Mularkey was surprised by officials from Fort Campbell during a team meeting.

Major General Andrew P. Poppas, Commanding General of the 101st Airborne Division, spoke to Mularkey in a video that played in front of the entire team.

“I can honestly say that over 32 years in uniform in this Army, I have never seen a more profound effort and commitment than you and the Titans have displayed for our soldiers,” Poppas said of Mularkey. “I am absolutely grateful, and I cherish the relationship that we have. Good luck in the future, and Titan Up.”

Players gave Mularkey a nice ovation at the meeting.

Since taking over as the team’s head coach last season, Mularkey has made sure there’s been a military presence around his football team.

Poppas spoke to the team leading up to the season. John W. Rosa, a retired United States Air Force Lieutenant General, addressed the players as well. Marcus Luttrell, the U.S. Navy SEAL known for being portrayed as "The Lone Survivor,” was also among the motivational speakers. Luttrell received the Navy Cross and Purple Heart for his actions in June 2005 against Taliban fighters during Operation Red Wings.

Last year, Mularkey’s nephew talked to the team before a game. In the hallway leading into the team’s meeting room, a photo of Mularkey’s nephew and his unit hangs on a wall, with the soldiers decked out in full gear, in Titans hats.

This past offseason, the Titans traveled to Fort Campbell and spent a day on the base. Players went through an obstacle course, and Mularkey and General Manager Jon Robinson spent time with U.S. Army leaders.

Earlier, the Titans welcomed members of the 1st Brigade Combat Team “Bastogne” 101st Airborne Division to Saint Thomas Sports Park, where strength and conditioning coach Steve Watterson put company commanders through a strenuous workout.

Titans owner Amy Adams Strunk did a tandem jump with the Army Golden Knights back in April. In the past, members of the 101st Airborne attended a scrimmage at Nissan Stadium, and during training camp Major General Poppas spoke to players at a team meeting.

A sign with the words “I Am Bastogne! Stay in the Club” hangs in the team meeting room.

“We have such a close relationship,’’ Strunk said of Fort Campbell, “and it means so much to us.”

“I think it is important,’’ Mularkey said of the interaction between the team, and members of the military. “It’s had a huge impact on our team. (What the military does) is not the same, but it is the same -- it is two teams both relying on each other and have each other’s back.

“Their training is life and death, and our training is wins and losses, and that’s the big difference.”

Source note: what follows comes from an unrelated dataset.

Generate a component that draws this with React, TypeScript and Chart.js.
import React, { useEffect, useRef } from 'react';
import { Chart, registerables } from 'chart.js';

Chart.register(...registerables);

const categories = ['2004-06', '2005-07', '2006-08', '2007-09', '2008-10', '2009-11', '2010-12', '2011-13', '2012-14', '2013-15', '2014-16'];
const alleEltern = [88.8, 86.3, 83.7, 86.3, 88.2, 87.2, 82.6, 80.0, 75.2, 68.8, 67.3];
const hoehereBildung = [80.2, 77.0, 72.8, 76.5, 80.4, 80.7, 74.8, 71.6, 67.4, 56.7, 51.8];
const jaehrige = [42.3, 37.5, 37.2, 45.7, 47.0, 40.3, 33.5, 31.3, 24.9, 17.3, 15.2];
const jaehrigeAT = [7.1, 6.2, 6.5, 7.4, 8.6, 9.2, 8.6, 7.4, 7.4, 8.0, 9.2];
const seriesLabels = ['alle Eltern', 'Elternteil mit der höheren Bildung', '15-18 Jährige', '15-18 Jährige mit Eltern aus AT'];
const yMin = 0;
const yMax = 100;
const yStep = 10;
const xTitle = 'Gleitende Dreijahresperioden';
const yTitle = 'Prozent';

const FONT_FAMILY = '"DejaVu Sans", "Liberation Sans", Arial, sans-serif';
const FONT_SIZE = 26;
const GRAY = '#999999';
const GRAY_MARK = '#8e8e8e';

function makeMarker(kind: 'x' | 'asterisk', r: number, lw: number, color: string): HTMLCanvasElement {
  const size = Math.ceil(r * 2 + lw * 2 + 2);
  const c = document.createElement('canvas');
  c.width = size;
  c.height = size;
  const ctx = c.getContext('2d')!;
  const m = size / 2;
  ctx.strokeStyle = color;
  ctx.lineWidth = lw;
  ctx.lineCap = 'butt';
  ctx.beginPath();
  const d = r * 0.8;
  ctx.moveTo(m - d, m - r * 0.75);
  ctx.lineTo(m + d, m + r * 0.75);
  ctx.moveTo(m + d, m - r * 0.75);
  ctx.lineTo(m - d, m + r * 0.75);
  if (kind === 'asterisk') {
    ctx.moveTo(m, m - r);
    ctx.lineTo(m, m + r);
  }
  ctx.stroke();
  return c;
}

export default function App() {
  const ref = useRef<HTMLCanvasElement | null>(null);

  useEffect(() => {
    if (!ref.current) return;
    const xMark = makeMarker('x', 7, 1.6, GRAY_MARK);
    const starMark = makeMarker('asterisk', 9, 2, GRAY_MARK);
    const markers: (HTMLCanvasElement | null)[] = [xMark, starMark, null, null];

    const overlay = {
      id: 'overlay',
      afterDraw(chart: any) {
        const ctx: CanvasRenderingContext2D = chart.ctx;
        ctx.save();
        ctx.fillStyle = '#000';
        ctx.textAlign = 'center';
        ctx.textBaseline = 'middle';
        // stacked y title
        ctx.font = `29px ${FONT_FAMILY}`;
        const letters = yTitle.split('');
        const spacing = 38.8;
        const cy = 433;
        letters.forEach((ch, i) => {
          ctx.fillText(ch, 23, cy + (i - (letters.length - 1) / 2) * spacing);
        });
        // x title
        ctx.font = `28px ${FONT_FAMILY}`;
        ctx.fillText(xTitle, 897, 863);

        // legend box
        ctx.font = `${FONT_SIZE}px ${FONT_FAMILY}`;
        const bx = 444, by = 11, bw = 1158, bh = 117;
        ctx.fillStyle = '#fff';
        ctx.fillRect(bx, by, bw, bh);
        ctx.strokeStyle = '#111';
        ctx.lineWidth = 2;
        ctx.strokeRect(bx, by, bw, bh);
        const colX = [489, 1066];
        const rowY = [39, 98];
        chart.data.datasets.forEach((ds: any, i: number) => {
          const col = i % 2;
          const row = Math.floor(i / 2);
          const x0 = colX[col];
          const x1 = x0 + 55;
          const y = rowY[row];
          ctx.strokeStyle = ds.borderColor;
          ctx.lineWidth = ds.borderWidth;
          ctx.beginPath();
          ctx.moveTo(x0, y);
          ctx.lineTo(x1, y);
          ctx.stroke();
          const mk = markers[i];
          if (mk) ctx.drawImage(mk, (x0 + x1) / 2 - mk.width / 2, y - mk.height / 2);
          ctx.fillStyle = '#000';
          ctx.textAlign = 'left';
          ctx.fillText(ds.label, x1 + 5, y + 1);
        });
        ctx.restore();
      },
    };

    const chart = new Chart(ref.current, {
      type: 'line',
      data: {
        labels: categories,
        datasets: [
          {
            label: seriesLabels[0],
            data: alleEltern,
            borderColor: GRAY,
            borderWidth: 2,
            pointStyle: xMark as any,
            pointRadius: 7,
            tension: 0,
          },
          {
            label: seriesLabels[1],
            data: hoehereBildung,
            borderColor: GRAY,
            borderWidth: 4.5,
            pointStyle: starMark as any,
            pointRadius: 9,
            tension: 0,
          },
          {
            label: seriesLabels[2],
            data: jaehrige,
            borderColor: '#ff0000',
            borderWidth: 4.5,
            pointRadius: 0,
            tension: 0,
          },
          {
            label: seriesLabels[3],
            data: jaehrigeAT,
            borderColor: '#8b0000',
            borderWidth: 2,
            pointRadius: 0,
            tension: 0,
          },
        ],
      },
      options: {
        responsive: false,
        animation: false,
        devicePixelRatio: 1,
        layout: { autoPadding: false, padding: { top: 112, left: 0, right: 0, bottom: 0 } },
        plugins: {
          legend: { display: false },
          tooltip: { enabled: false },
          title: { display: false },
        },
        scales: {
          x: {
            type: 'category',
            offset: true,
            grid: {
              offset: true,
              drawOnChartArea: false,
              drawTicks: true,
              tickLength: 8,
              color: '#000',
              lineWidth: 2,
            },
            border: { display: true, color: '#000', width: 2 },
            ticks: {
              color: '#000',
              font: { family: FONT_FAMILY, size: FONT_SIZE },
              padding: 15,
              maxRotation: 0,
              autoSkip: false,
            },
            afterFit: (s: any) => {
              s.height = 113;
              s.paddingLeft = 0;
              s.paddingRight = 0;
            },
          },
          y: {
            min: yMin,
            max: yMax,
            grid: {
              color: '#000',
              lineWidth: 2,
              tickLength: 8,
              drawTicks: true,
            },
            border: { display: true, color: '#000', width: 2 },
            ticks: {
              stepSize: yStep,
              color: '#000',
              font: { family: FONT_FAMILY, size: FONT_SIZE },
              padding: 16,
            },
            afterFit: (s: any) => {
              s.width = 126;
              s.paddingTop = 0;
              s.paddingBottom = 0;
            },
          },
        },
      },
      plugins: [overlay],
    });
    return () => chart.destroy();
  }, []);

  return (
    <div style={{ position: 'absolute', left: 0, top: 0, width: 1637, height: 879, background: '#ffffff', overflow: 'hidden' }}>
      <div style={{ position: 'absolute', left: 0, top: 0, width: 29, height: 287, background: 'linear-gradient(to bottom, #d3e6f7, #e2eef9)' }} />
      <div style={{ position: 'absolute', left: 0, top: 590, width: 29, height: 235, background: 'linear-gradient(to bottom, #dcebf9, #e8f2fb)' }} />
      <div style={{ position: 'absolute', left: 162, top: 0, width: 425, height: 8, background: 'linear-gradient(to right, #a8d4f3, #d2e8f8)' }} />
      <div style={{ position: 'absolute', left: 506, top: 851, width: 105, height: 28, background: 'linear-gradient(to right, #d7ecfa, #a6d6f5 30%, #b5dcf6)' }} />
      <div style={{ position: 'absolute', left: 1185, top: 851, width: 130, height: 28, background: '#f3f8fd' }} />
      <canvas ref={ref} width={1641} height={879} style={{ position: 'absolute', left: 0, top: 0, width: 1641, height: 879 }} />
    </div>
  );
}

Last year, the Titans also held a walkthrough at the Marines training facility in San Diego. During the preseason, Mularkey donated 500 tickets to the 101st Airborne Division.

Mularkey has made sure his football team is influenced by those in the armed services.

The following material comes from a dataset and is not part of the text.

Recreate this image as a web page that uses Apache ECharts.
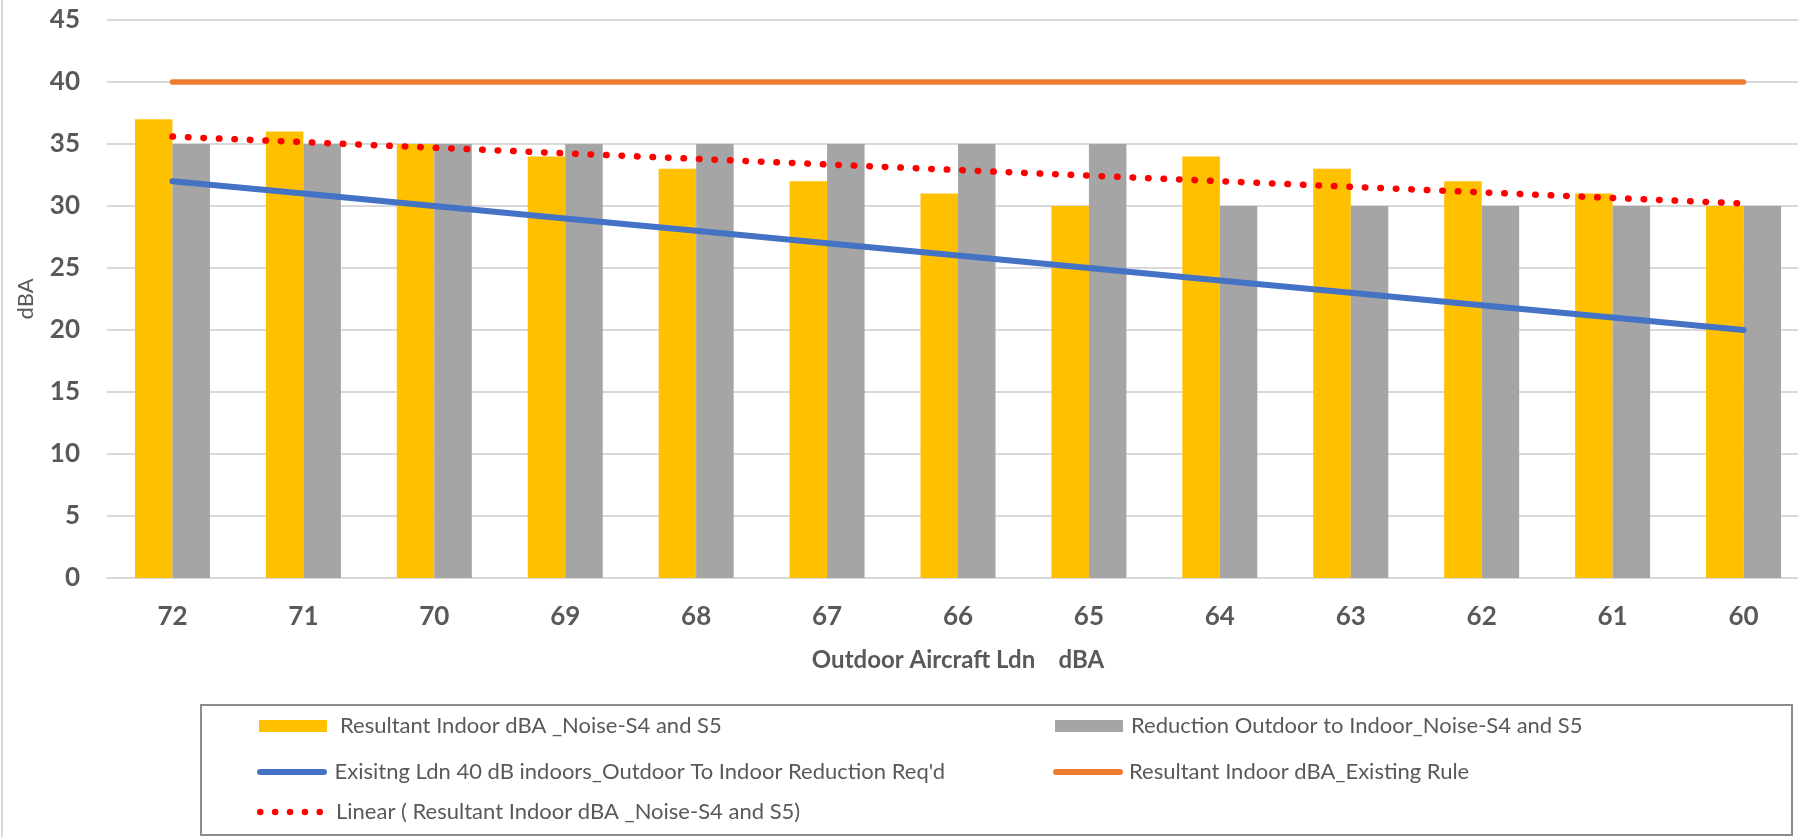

“I think it is real life, and it does correlate with what we do here,” Mularkey said of the military. “It is teamwork, and relying on each other. Obviously the results are different – ours are wins and losses, and theirs are life and death. But I feel like our guys need to see as much about real life.

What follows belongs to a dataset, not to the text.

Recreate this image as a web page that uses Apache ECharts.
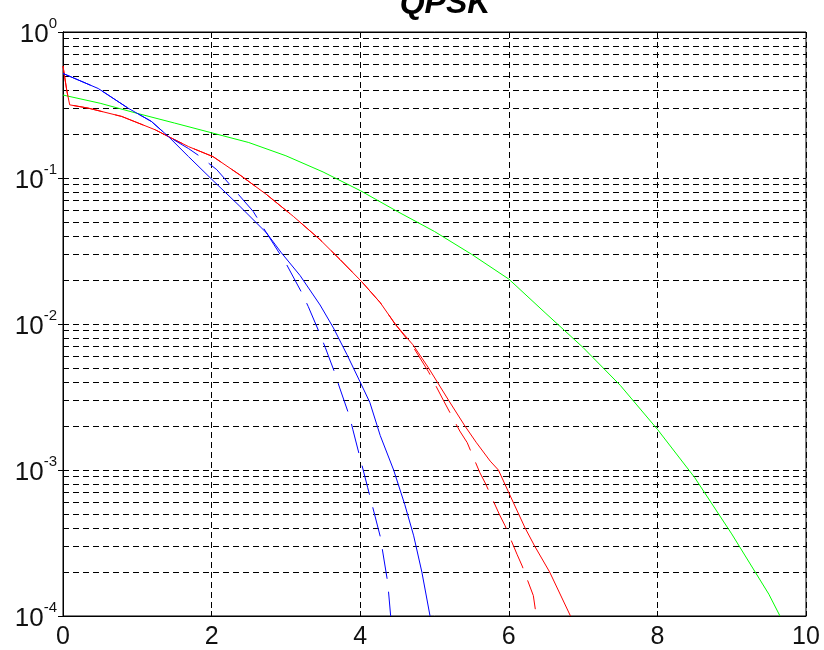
<!DOCTYPE html>
<html>
<head>
<meta charset="utf-8">
<script src="https://cdn.jsdelivr.net/npm/echarts@6/dist/echarts.min.js"></script>
<style>html,body{margin:0;padding:0;background:#fff}#c{width:824px;height:650px}</style>
</head>
<body>
<div id="c"></div>
<script>
const titleText = 'QPSK';
const xTicks = [0, 2, 4, 6, 8, 10];
const yDecades = [1e-4, 1e-3, 1e-2, 1e-1, 1];

const greenX = [0, 0.5, 1, 1.5, 2, 2.5, 3, 3.5, 4, 4.5, 5, 5.5, 6, 6.5, 7, 7.5, 8, 8.5, 9, 9.5, 9.65];
const greenY = [0.37, 0.325, 0.277, 0.238, 0.204, 0.175, 0.142, 0.11, 0.082, 0.059, 0.043, 0.030, 0.0203, 0.0118, 0.0069, 0.0038, 0.0019, 0.00089, 0.000365, 0.000141, 0.0001];

const blueSolidX = [0, 0.475, 0.88, 1.19, 1.42, 1.69, 2.02, 2.38, 2.74, 2.94, 3.19, 3.46, 3.64, 3.82, 4.0, 4.13, 4.27, 4.45, 4.6, 4.72, 4.83, 4.94];
const blueSolidY = [0.52, 0.41, 0.30, 0.244, 0.192, 0.140, 0.096, 0.064, 0.042, 0.0307, 0.0215, 0.0135, 0.0094, 0.0062, 0.004, 0.0029, 0.00172, 0.001, 0.00058, 0.000354, 0.0002, 0.0001];

const blueDashX = [0, 0.475, 0.88, 1.19, 1.42, 1.69, 1.84, 2.07, 2.23, 2.56, 2.74, 3.01, 3.21, 3.30, 3.46, 3.53, 3.66, 3.72, 3.86, 3.90, 4.1, 4.27, 4.37, 4.41];
const blueDashY = [0.52, 0.41, 0.30, 0.244, 0.192, 0.159, 0.141, 0.114, 0.092, 0.059, 0.042, 0.0255, 0.0165, 0.0132, 0.0085, 0.0069, 0.0046, 0.0037, 0.0023, 0.0019, 0.00076, 0.00035, 0.00017, 0.0001];

const redSolidX = [0, 0.05, 0.09, 0.34, 0.79, 1.24, 1.42, 1.69, 2.02, 2.38, 2.74, 3.10, 3.46, 3.73, 4.02, 4.27, 4.47, 4.71, 4.92, 5.19, 5.41, 5.56, 5.75, 5.86, 6.06, 6.22, 6.35, 6.55, 6.83];
const redSolidY = [0.585, 0.40, 0.317, 0.301, 0.264, 0.214, 0.192, 0.164, 0.14, 0.105, 0.077, 0.0546, 0.0378, 0.0276, 0.0195, 0.014, 0.01, 0.0072, 0.005, 0.003, 0.002, 0.00155, 0.00115, 0.001, 0.0006, 0.0004, 0.0003, 0.0002, 0.0001];

const redDashX = [0, 0.05, 0.09, 0.34, 0.79, 1.24, 1.42, 1.69, 2.02, 2.38, 2.74, 3.10, 3.46, 3.73, 4.02, 4.27, 4.47, 4.71, 4.92, 5.12, 5.34, 5.44, 5.61, 5.69, 5.87, 5.95, 6.11, 6.18, 6.33, 6.37];
const redDashY = [0.585, 0.40, 0.317, 0.301, 0.264, 0.214, 0.192, 0.164, 0.14, 0.105, 0.077, 0.0546, 0.0378, 0.0276, 0.0195, 0.014, 0.01, 0.0070, 0.0047, 0.0030, 0.00185, 0.00154, 0.00096, 0.0008, 0.0005, 0.000415, 0.000265, 0.00022, 0.000138, 0.0001];

function zip(xs, ys) { return xs.map((x, i) => [x, ys[i]]); }

const FONT = 'Liberation Sans, Arial, sans-serif';
const DASH_GRID = [6, 4];
const DASH_SERIES = [30, 13];

function lineSeries(name, xs, ys, color, dashed) {
  return {
    name: name, type: 'line', xAxisIndex: 0, yAxisIndex: 0,
    data: zip(xs, ys), showSymbol: false, symbol: 'none', silent: true,
    animation: false, clip: true,
    lineStyle: { color: color, width: 1, type: dashed ? DASH_SERIES : 'solid' }
  };
}

const chart = echarts.init(document.getElementById('c'), null, { renderer: 'canvas' });
chart.setOption({
  backgroundColor: '#ffffff',
  animation: false,
  title: {
    text: titleText, left: 440, top: -17, textAlign: 'center',
    textStyle: { fontFamily: FONT, fontSize: 32, fontWeight: 'bold', fontStyle: 'italic', color: '#000' }
  },
  grid: { left: 63, right: 18, top: 32, bottom: 33, show: true, borderColor: '#000', borderWidth: 1, backgroundColor: 'transparent' },
  xAxis: [{
    type: 'value', min: 0, max: 10, interval: 2, position: 'bottom',
    axisLine: { show: true, lineStyle: { color: '#000', width: 1 } },
    axisTick: { show: true, inside: true, length: 5, lineStyle: { color: '#000' } },
    axisLabel: { fontFamily: FONT, fontSize: 25, color: '#111', margin: 9 },
    splitLine: { show: true, lineStyle: { color: '#000', width: 1, type: DASH_GRID } }
  }, {
    type: 'value', min: 0, max: 10, interval: 2, position: 'top',
    axisLine: { show: true, lineStyle: { color: '#000', width: 1 } },
    axisTick: { show: true, inside: true, length: 5, lineStyle: { color: '#000' } },
    axisLabel: { show: false }, splitLine: { show: false }
  }],
  yAxis: [{
    type: 'log', logBase: 10, min: yDecades[0], max: yDecades[yDecades.length - 1], position: 'left',
    axisLine: { show: true, lineStyle: { color: '#000', width: 1 } },
    axisTick: { show: true, inside: true, length: 5, lineStyle: { color: '#000' } },
    minorTick: { show: true, splitNumber: 9, length: 3, lineStyle: { color: '#000' } },
    minorSplitLine: { show: true, lineStyle: { color: '#000', width: 1, type: DASH_GRID } },
    splitLine: { show: true, lineStyle: { color: '#000', width: 1, type: DASH_GRID } },
    axisLabel: {
      margin: 6,
      formatter: function (v) { return '{b|10}{s|' + Math.round(Math.log10(v)) + '}'; },
      rich: {
        b: { fontFamily: FONT, fontSize: 26, lineHeight: 32, color: '#111', verticalAlign: 'bottom' },
        s: { fontFamily: FONT, fontSize: 15, color: '#111', verticalAlign: 'top' }
      }
    }
  }, {
    type: 'log', logBase: 10, min: yDecades[0], max: yDecades[yDecades.length - 1], position: 'right',
    axisLine: { show: true, lineStyle: { color: '#000', width: 1 } },
    axisTick: { show: true, inside: true, length: 5, lineStyle: { color: '#000' } },
    axisLabel: { show: false }, splitLine: { show: false }
  }],
  series: [
    lineSeries('green', greenX, greenY, '#00ff00', false),
    lineSeries('red dashed', redDashX, redDashY, '#ff0000', true),
    lineSeries('red solid', redSolidX, redSolidY, '#ff0000', false),
    lineSeries('blue dashed', blueDashX, blueDashY, '#0000ff', true),
    lineSeries('blue solid', blueSolidX, blueSolidY, '#0000ff', false)
  ]
});
</script>
</body>
</html>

“There’s more out there than wins, losses, game plans. We are fortunate to be able to do what we do, and to have a chance to build a relationship with the military, which does what they do on a daily basis, it goes a long way. I think our guys appreciate them a lot more, and understand them a lot more because of what we have done with them. It resonates with these guys.”

In addition to Mularkey, the Titans have several players who grew up with a military background.

Titans tight end Delanie Walker spent part of the offseason on a USO Tour, where he spent time with members of the military.

Walker flew to the Middle East as part of a USO tour, which allowed him to see the troops and get a behind-the-scenes education about the military.

“It was a great experience,” Walker said. “We got to go out there and let the troops know that we do care about them, and we are happy what they are doing, protecting us. Really, that is why we are able to play the game peacefully. I was a great experience to see what they do, and what they go through.”

Mularkey will be decked out in the NFL’s Salute to Service gear on Sunday. When he stands for national anthem, he’ll once again pause and give thanks to those in the military.

It’s always special moment for Mularkey, and for good reason. The Titans regularly line up on the team’s sideline, side by side.

“It is paying respect to the flag that so many people have died for, and fight for still,” Mularkey said. “And why we are standing there, there is somebody fighting somewhere. It is a small token, and it’s total respect.”